Steen-Andersen: Staged Night
It is customary in the theatre, and in music theatre, to update works of the past through their production on the stage. The action can be relocated to another time and place, rôles redefined, the story given a new emphasis. Spoken theatre sometimes even changes the text through cuts, reordering of scenes, insertions or parallel narratives. Musical performance, however, has good reason to retain an authentic, historically justified performance practice.
Assuming that composers, when creating their works, were writing for a contemporary listener, and playing with the expectations and experiences of his particular time and place, we ask how the music itself could be updated to the present time, reinterpreted for the expectations and experiences of a substantially changed, developed and radically reorientated world of today.
Simon Steen-Andersen has chosen classical pieces on the theme of "night" for his staged music. The first point of contact for their manipulation and reinterpretation is the fact that the "theme" of a historical composition tends to be lost behind the historical distance: the composer's personal style and interaction with his own time and place dominates the "themes" of Schumann's music; in Ravel's "Scarbo" we hear, today, rather the pianistic style of early twentieth-century virtuoso french piano music than a real scary and disturbing night creature. A repeated phrase in 1830 might have caused contemporary listeners to feel that time were standing still; for us today the phrase would have to be repeated many more times to induce the same emotion.

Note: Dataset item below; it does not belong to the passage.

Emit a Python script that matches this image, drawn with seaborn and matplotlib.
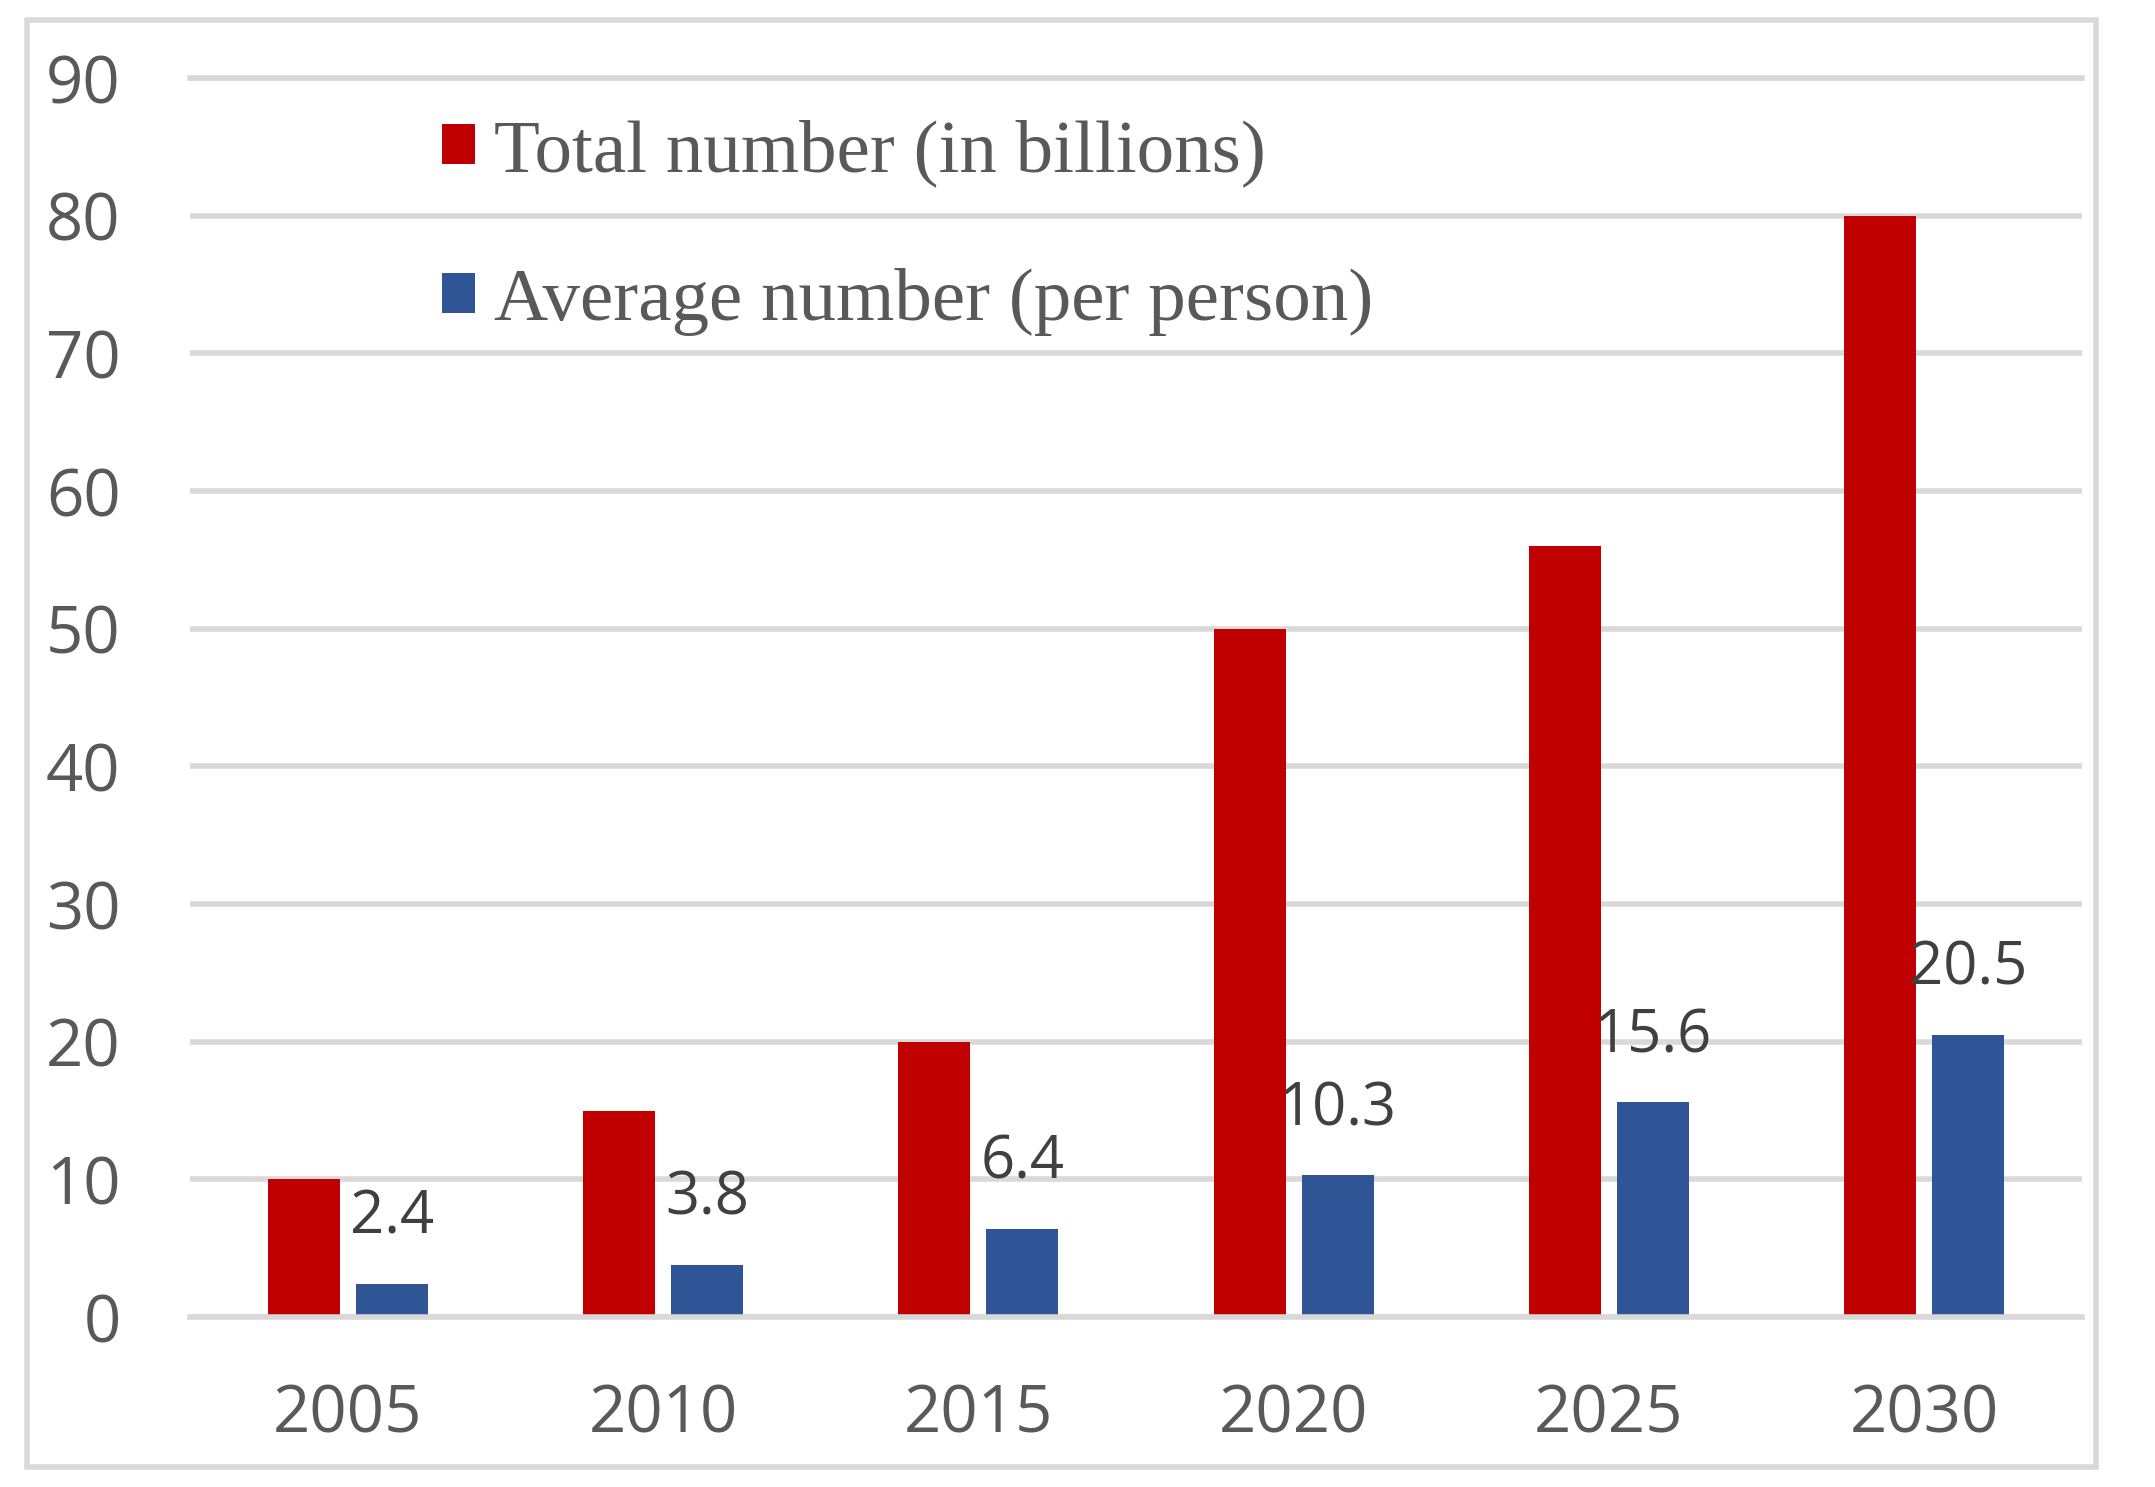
'''
Bar chart: total number (in billions) and average number (per person), 2005-2030
'''
import pandas as pd
import matplotlib.pyplot as plt
import seaborn as sns
from matplotlib.patches import Rectangle

# chart values
years = ['2005', '2010', '2015', '2020', '2025', '2030']
total_number = [10, 15, 20, 50, 56, 80]
average_number = [2.4, 3.8, 6.4, 10.3, 15.6, 20.5]
series_names = ['Total number (in billions)', 'Average number (per person)']
y_ticks = [0, 10, 20, 30, 40, 50, 60, 70, 80, 90]

#long format table for seaborn
df = pd.DataFrame({'Year': years * 2,
                   'Value': total_number + average_number,
                   'Series': [series_names[0]] * len(years) + [series_names[1]] * len(years)})

sns.set_theme(style='white')
plt.rcParams['font.family'] = ['Open Sans', 'DejaVu Sans']

grid_color = '#d9d9d9'

fig = plt.figure(figsize=(21.55, 14.87), dpi=100)
ax = fig.add_axes([0.0882, 0.1143, 0.8779, 0.8332])

sns.barplot(data=df, x='Year', y='Value', hue='Series',
            palette=['#C00000', '#2F5597'], saturation=1,
            width=0.558, gap=0.183, errorbar=None, linewidth=0, ax=ax)

#gridlines behind the bars
ax.set_axisbelow(True)
ax.yaxis.grid(True, color=grid_color, linewidth=4)
ax.xaxis.grid(False)
for side in ['left', 'right']:
    ax.spines[side].set_visible(False)
for side in ['top', 'bottom']:
    ax.spines[side].set_color(grid_color)
    ax.spines[side].set_linewidth(4)

ax.set_ylim(0, 90)
ax.set_yticks(y_ticks)
ax.set_xlabel('')
ax.set_ylabel('')
ax.tick_params(axis='both', length=0, labelsize=47, labelcolor='#595959')
ax.tick_params(axis='y', pad=50)
ax.tick_params(axis='x', pad=47)

#value labels only on the blue bars
ax.bar_label(ax.containers[1], fmt='%.1f', fontsize=43, color='#404040', padding=26)

handles, labels = ax.get_legend_handles_labels()
ax.legend(handles, labels, loc='upper left', bbox_to_anchor=(0.133, 0.967),
          frameon=False, prop={'family': 'Liberation Serif', 'size': 54},
          labelcolor='#595959', handlelength=0.45, handleheight=0.45,
          handletextpad=0.25, labelspacing=1.08, borderaxespad=0, borderpad=0)

#outer frame
fig.patches.append(Rectangle((0.0125, 0.0134), 0.9601, 0.9731, transform=fig.transFigure,
                             fill=False, edgecolor=grid_color, linewidth=4))

plt.savefig('out.png', dpi=100)
plt.close()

We ask, today, different questions than did previous generations. This becomes particularly clear in the context of "night". We are interested in nocturnal changed perception, how diurnal objects are perceived differently at night. Simon Steen-Andersen wishes not only to clarify the aspect of historical works but, as producer, to redefine this aspect. His concept uses exclusively works of the past: some recognisable, some substantially transformed.
Johann Sebastian Bach "Schlummert ein, ihr matten Augen" (from Cantata "Ich habe genug" BWV 82)

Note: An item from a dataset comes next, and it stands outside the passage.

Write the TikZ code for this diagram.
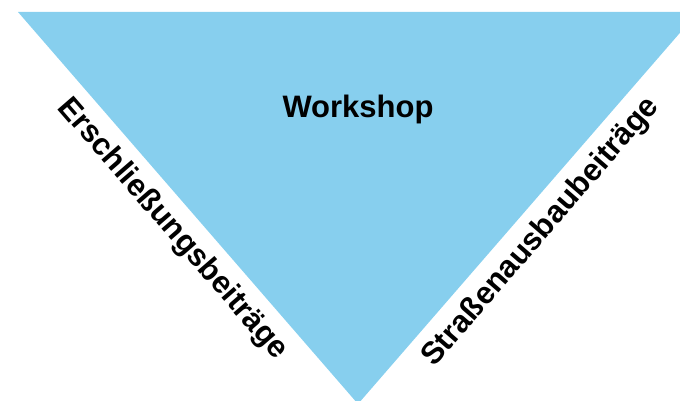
\documentclass[tikz,border=0pt]{standalone}
\usepackage{fontspec}
\setmainfont{Liberation Sans}
\usetikzlibrary{calc}
\definecolor{tri}{RGB}{135,207,238}
\tikzset{
  lbl/.style={font=\fontsize{31}{31}\selectfont\bfseries, text=black, inner sep=0pt},
}
\begin{document}
\begin{tikzpicture}[x=1pt,y=-1pt]
\useasboundingbox (0,0) rectangle (680,401);
\clip (0,0) rectangle (680,401);
\coordinate (TL) at (18,12);
\coordinate (TR) at (698,12);
\coordinate (V) at (358,404);
\fill[tri] (TL) -- (TR) -- (V) -- cycle;
\node[lbl, anchor=base] (ws) at (358,117.3) {Workshop};
\coordinate (L) at ($(TL)!0.511!(V)$);
\coordinate (R) at ($(V)!0.481!(TR)$);
\node[lbl, anchor=north, rotate=-49.06] (erschl) at ($(L)!11pt!-90:(V)$) {Erschließungsbeiträge};
\node[lbl, anchor=north, rotate=49.06] (strasse) at ($(R)!11pt!-90:(TR)$) {Straßenausbaubeiträge};
\end{tikzpicture}
\end{document}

The three musical tendencies of this aria (falling lines and harmonies, low tessitura, reminiscent of darkness and death, slow tempo) are gradually and subtly but in the end enormously amplified. A historical recording begins familiarly but is transposed successively ever lower, becomes ever slower, ending two octaves below the start and at a quarter of the original tempo. This process begins imperceptibly and can only be ascertained, even for a trained listener, when it is already "too late". Instruments on stage, performing Bach's lines with the added slow glissando into the depths, color the recording but begin to paint over it. While the source music inhabits its own time and the recording another manipulated time, the live performance moves out of time into un-time, alive and breathing in profundity.
Robert Schumann "Träumerei" (from "Kinderszenen", Op.15)
The musical text is performed, almost without change, on ethereal instruments - eg. oral filtering, tuning forks - in an almost stationary tempo. The familiarity of cause and effect between action and resultant sound become unclear, dreamlike. Experienced time and elapsed time in this dream world are fluid. Asleep, we ask ourselves how much time has passed, and, what is time anyway?
Wolfgang A. Mozart "Der Hölle Rache" (from "Die Zauberflöte", K620)
The dream is rudely interrupted by a loud techno-party next door. A drag queen (or is it perverse karaoke for businessmen?) performs the famous aria of the Queen of the Night in a seedy atmosphere intended to evoke nocturnal activities of a decidedly worldly nature. Technology forces the singer into tune, relieves him from hitting the right notes.
Maurice Ravel "Scarbo" (from "Gaspard de la nuit")
The pianist performs the piece on an entirely muted piano simultaneously with his own recording of the same music on an unmuted instrument. The live sounds are immaterial, shadowy, shades of black and gray without color. Further, a film recording of the same moment is projected onto the keyboard. Slight differences of synchronicity between the prerecording and live performance create a real ghost. The pianist stops, the ghostly hands and music continue, even after the pianist leaves the stage. Ravel himself now sits at the piano. The alarm clock ends the nightmare.